See: http://forums.civfanatics.com/forumdisplay.php?f=276
http://www.woc.dreamhosters.com/wiki/index.php?title=Main_Page
As for the commerces: They can be generated just as other types of commerce by specialists and buildings; I plan to tie them to religions and civics as additional requirement for switching to more advanced types of civics besides researching the required techs; this kind of "splits" the science commerce already, I think, though not for the pure research of techs, but rather for representing new ideas and philosophies, a point that's missing in Civ in my opinion.
What's World of Civilization? I don't really understand this idea of new type of commerce called "philosophical" or "spiritual". How are these generated?
The reason I would prefer to get rid of the science rate system is that I don't like the way that in civ the purpose of your economy is simply to generate science. Wealth, and the power it brings (science spending being only one facet of that power), should be the object of trade and commerce, not a 100% science rate.
lumpthing Jul 19, 2008, 04:49 AM Okay I understand now. Well that sounds good but personally I'm more interested in abolishing generic 'commerce points' altogether. I think all commerce should be actual transactions of goods and services, like in Colonization.
faichele Aug 14, 2008, 03:33 AM Hello!
Has this economics idea vanished again? Or is there still interest?
I'd just like to mention that the World of Civilization SDK will contain the most important building blocks for the economics system sketched out here in the more or less distant future.

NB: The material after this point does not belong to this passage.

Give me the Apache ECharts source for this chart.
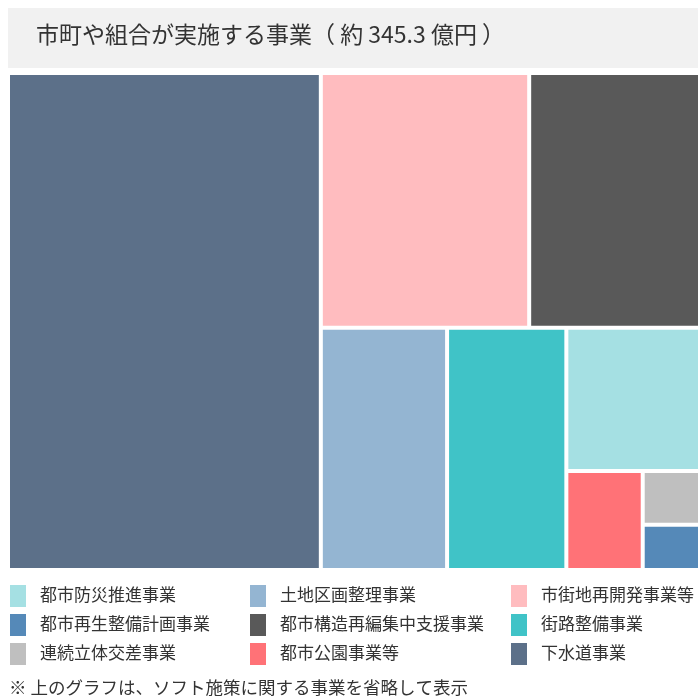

First: Restricted resources, allowing to specify capacities for bonus resources (production per turn and overall capacity for limited boni like metals or oil).
Second: A resource conversion function, which will allow to transform basic bonus resources into more refined types (iron ore -> steel) via buildings in cities.
Third: A more generic trade goods system (also using capacities), allowing to trade resources with other civs, and/or requiring them as input for city maintenance.
If anyone with programming/art/XML skills is willing to help, or as soon as the first working prototype will come up, to test, you're more than welcome to join!
lumpthing Aug 15, 2008, 03:32 AM I'm still interested of course, but I'm only interested in something that abolishes the immovable generic food/trade/production points of Civ and completely replaces them with movable resources and products like in Colonization.
mrjepson Aug 18, 2008, 07:32 PM http://en.wikipedia.org/wiki/Patrician_3One thing that struck me as I read through this thread was that several of you should check out Patrician 3 (http://en.wikipedia.org/wiki/Patrician_3).
It has a very complex economy that uses buildings and citizens to generate goods but the citizens that work for you also buy your goods. It has shipping between ports and as you empire grows your own decisions determine if the world ecomony grows like crazy or spirals out of control.